Not our home….

The past few days there has really been like a burning desire in my heart for the promise of heaven. I agree with this statement of C.S. Lewis. One of the greatest agreements for the existence of a creator is the burning desire of mankind to find God and the innate sense that there has to be something more. That desire for God, for answers, and that deep knowledge that this world cannot be all there is in my mind is the foundation of faith. Where did that desire come from if not planted by our God, and revealed to us as a deep intuitive knowledge that He, God exists? Mankind has sought to find Him from the beginning of history as we know it. Searching for meaning and searching for truth is at the root of human existence, it drives us and it is the emptiness of human life without meaning and truth and the value of life with it that becomes the proof that Truth and Meaning are there to be found. In addition to the freeing nature of truth and meaning, it’s the existence of right and wrong as concepts that also give us a hint into the logic behind there being a higher power. No matter what side of any issue you land on, your opinion or passion is grounded in what you believe to be right and wrong. The complexity of just determining what is right and good versus what is wrong or bad means that in us somewhere we all believe there is a barometer for what is good and true and what is evil and bad. What is that measuring tool and where did it come from if not from a higher all-knowing power? C.s.

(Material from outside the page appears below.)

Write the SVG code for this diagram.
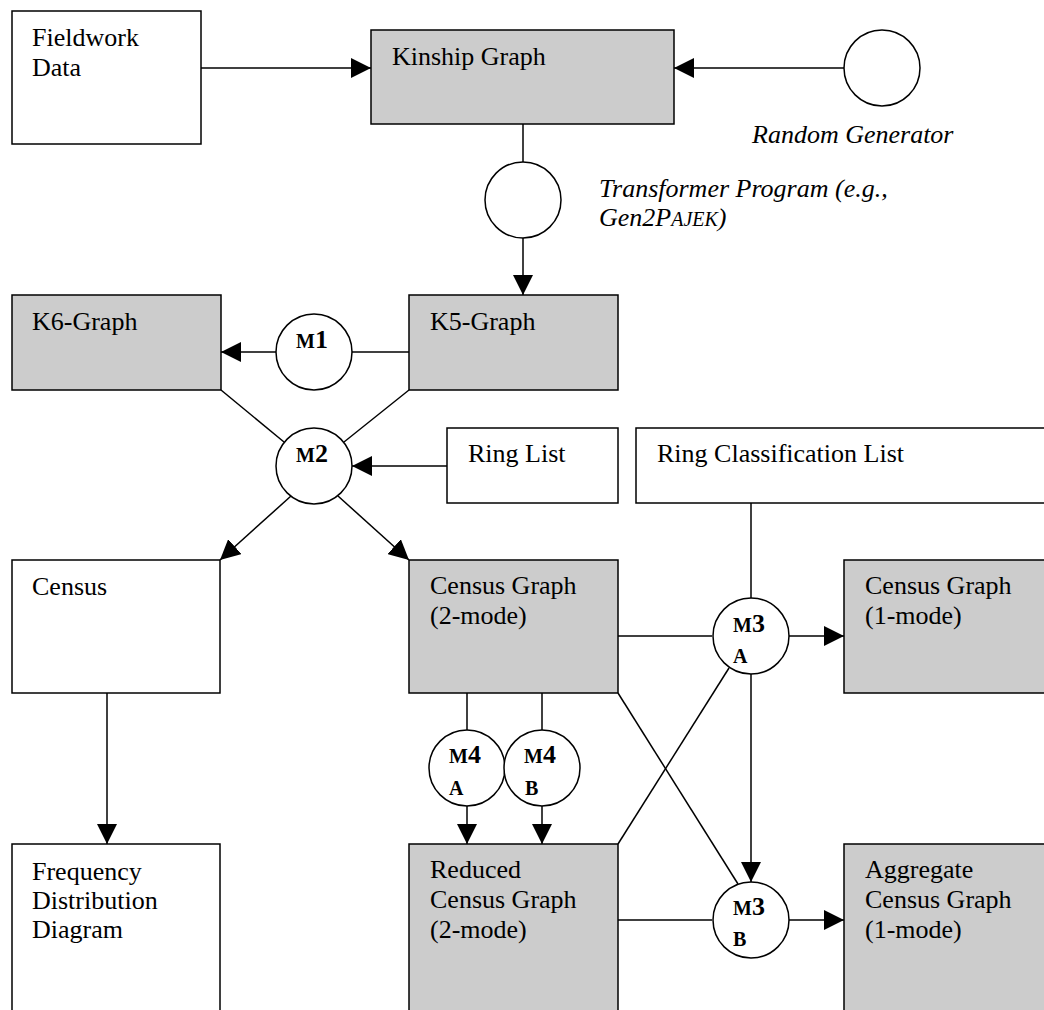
<svg xmlns="http://www.w3.org/2000/svg" width="1044" height="1010" viewBox="0 0 1044 1010">
<style>
.box{stroke:#000;stroke-width:1.5}
.w{fill:#fff}
.g{fill:#cccccc}
.c{fill:#fff;stroke:#000;stroke-width:1.5}
.t{font-family:"Liberation Serif","Times New Roman",serif;font-size:26px;fill:#000}
.i{font-style:italic}
.m{font-family:"Liberation Serif","Times New Roman",serif;font-weight:bold;fill:#000}
.ln{stroke:#000;stroke-width:1.5;fill:none}
.ar{marker-end:url(#ah)}
</style>
<defs>
<marker id="ah" markerUnits="userSpaceOnUse" markerWidth="20" markerHeight="20" refX="20" refY="10" orient="auto" viewBox="0 0 20 20">
<path d="M0,0 L20,10 L0,20 z" fill="#000"/>
</marker>
</defs>
<rect width="1044" height="1010" fill="#fff"/>

<g id="connectors">
<line class="ln ar" x1="201" y1="68" x2="371" y2="68"/>
<line class="ln ar" x1="844" y1="68" x2="674" y2="68"/>
<line class="ln" x1="523" y1="124" x2="523" y2="162"/>
<line class="ln ar" x1="523" y1="238" x2="523" y2="295"/>
<line class="ln" x1="409" y1="352" x2="352" y2="352"/>
<line class="ln ar" x1="276" y1="352" x2="221" y2="352"/>
<line class="ln" x1="221" y1="390" x2="284" y2="442"/>
<line class="ln" x1="409" y1="390" x2="344" y2="442"/>
<line class="ln ar" x1="447" y1="466" x2="352" y2="466"/>
<line class="ln ar" x1="291" y1="496" x2="220" y2="560"/>
<line class="ln ar" x1="338" y1="496" x2="409" y2="560"/>
<line class="ln" x1="751" y1="503" x2="751" y2="598"/>
<line class="ln" x1="618" y1="636" x2="712" y2="636"/>
<line class="ln ar" x1="788" y1="636" x2="844" y2="636"/>
<line class="ln ar" x1="107" y1="693" x2="107" y2="844"/>
<line class="ln" x1="467" y1="693" x2="467" y2="730"/>
<line class="ln ar" x1="467" y1="806" x2="467" y2="844"/>
<line class="ln" x1="542" y1="693" x2="542" y2="730"/>
<line class="ln ar" x1="542" y1="806" x2="542" y2="844"/>
<line class="ln" x1="618" y1="693" x2="738" y2="884"/>
<line class="ln" x1="618" y1="844" x2="729" y2="668"/>
<line class="ln ar" x1="751" y1="674" x2="751" y2="882"/>
<line class="ln" x1="618" y1="920" x2="712" y2="920"/>
<line class="ln ar" x1="788" y1="920" x2="844" y2="920"/>
</g>

<g id="fieldwork-data">
<rect class="box w" x="12" y="11" width="189" height="133"/>
<text class="t" x="32" y="46">Fieldwork</text>
<text class="t" x="32" y="76">Data</text>
</g>

<g id="kinship-graph">
<rect class="box g" x="371" y="30" width="303" height="94"/>
<text class="t" x="392" y="65">Kinship Graph</text>
</g>

<g id="random-generator">
<circle class="c" cx="882" cy="68" r="38"/>
<text class="t i" x="752" y="143">Random Generator</text>
</g>

<g id="transformer-program">
<circle class="c" cx="523" cy="200" r="38"/>
<text class="t i" x="599" y="197">Transformer Program (e.g.,</text>
<text class="t i" x="599" y="226">Gen2P<tspan font-size="20">AJEK</tspan>)</text>
</g>

<g id="k6-graph">
<rect class="box g" x="12" y="295" width="209" height="95"/>
<text class="t" x="32" y="330">K6-Graph</text>
</g>

<g id="k5-graph">
<rect class="box g" x="409" y="295" width="209" height="95"/>
<text class="t" x="430" y="330">K5-Graph</text>
</g>

<g id="m1">
<circle class="c" cx="314" cy="352" r="38"/>
<text class="m" x="296" y="348"><tspan font-size="20">M</tspan><tspan font-size="26">1</tspan></text>
</g>

<g id="m2">
<circle class="c" cx="314" cy="466" r="38"/>
<text class="m" x="296" y="462"><tspan font-size="20">M</tspan><tspan font-size="26">2</tspan></text>
</g>

<g id="ring-list">
<rect class="box w" x="447" y="428" width="171" height="75"/>
<text class="t" x="468" y="462">Ring List</text>
</g>

<g id="ring-classification-list">
<rect class="box w" x="636" y="428" width="420" height="75"/>
<text class="t" x="657" y="462">Ring Classification List</text>
</g>

<g id="census">
<rect class="box w" x="12" y="560" width="208" height="133"/>
<text class="t" x="32" y="595">Census</text>
</g>

<g id="census-graph-2mode">
<rect class="box g" x="409" y="560" width="209" height="133"/>
<text class="t" x="430" y="594">Census Graph</text>
<text class="t" x="430" y="624">(2-mode)</text>
</g>

<g id="m3a">
<circle class="c" cx="751" cy="636" r="38"/>
<text class="m" x="733" y="632"><tspan font-size="20">M</tspan><tspan font-size="26">3</tspan></text>
<text class="m" x="733" y="663" font-size="20">A</text>
</g>

<g id="census-graph-1mode">
<rect class="box g" x="844" y="560" width="212" height="133"/>
<text class="t" x="865" y="594">Census Graph</text>
<text class="t" x="865" y="624">(1-mode)</text>
</g>

<g id="m4a">
<circle class="c" cx="467" cy="768" r="38"/>
<text class="m" x="449" y="763"><tspan font-size="20">M</tspan><tspan font-size="26">4</tspan></text>
<text class="m" x="449" y="795" font-size="20">A</text>
</g>

<g id="m4b">
<circle class="c" cx="542" cy="768" r="38"/>
<text class="m" x="524" y="763"><tspan font-size="20">M</tspan><tspan font-size="26">4</tspan></text>
<text class="m" x="525" y="795" font-size="20">B</text>
</g>

<g id="frequency-distribution-diagram">
<rect class="box w" x="12" y="844" width="208" height="180"/>
<text class="t" x="32" y="880">Frequency</text>
<text class="t" x="32" y="909">Distribution</text>
<text class="t" x="32" y="938">Diagram</text>
</g>

<g id="reduced-census-graph">
<rect class="box g" x="409" y="844" width="209" height="180"/>
<text class="t" x="430" y="878">Reduced</text>
<text class="t" x="430" y="908">Census Graph</text>
<text class="t" x="430" y="938">(2-mode)</text>
</g>

<g id="m3b">
<circle class="c" cx="751" cy="920" r="38"/>
<text class="m" x="733" y="915"><tspan font-size="20">M</tspan><tspan font-size="26">3</tspan></text>
<text class="m" x="733" y="946" font-size="20">B</text>
</g>

<g id="aggregate-census-graph">
<rect class="box g" x="844" y="844" width="212" height="180"/>
<text class="t" x="865" y="878">Aggregate</text>
<text class="t" x="865" y="908">Census Graph</text>
<text class="t" x="865" y="938">(1-mode)</text>
</g>
</svg>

Lewis challenges us with these lines of thinking and through exploring these concepts I have found freedom in a deep faith that though I cannot know the entirety of who God is, I know He is there.

We look at life with it’s beginning and ending, as Americans, like a timeline to in which our purpose becomes to acquire, accomplish, or experience things, people, or places or as an excuse to live life our way without really considering the cost very much. We approach life as if it owes us something and if we don’t receive what we are owed, somehow we have been ripped off.

What would happen if we looked at life as the training ground for our true home, our life eternal? What would happen if we truly believed the experiences in life were solely to shape us and mold us into our true self, the self we were created to be? What if who we are at birth is just a hint of who God intends for us to become, and that in His wisdom he uses our experiences both good and bad to shape us and mold us into our true selves if we surrender to Him? In surrendering we allow Him to be the potter and end up looking to Him with praise and in awe of his wisdom in creating a world where we can fall and get up wiser.

If I look at life through that lens then life is no longer a clock ticking down with less and less time to experience, have, or achieve what I ‘deserve’. Instead it becomes a training ground where I put in the time training, but all the time looking forward to the payoff that comes when the clock finally stops. Knowing that time with my loved ones and with God doesn’t end when the clock stops, but instead it truly begins with a new more pure and completely fulfilling life. A life that will no longer bring with it the pain of the struggle experienced in this world, but instead gratefulness for the pruning that the struggle brought and the joy in knowing the struggle is no more. In the place of that struggle, there will be the unveiling of the truth and meaning we have sought since birth and immeasurable gratitude that would not be known without the history of struggle.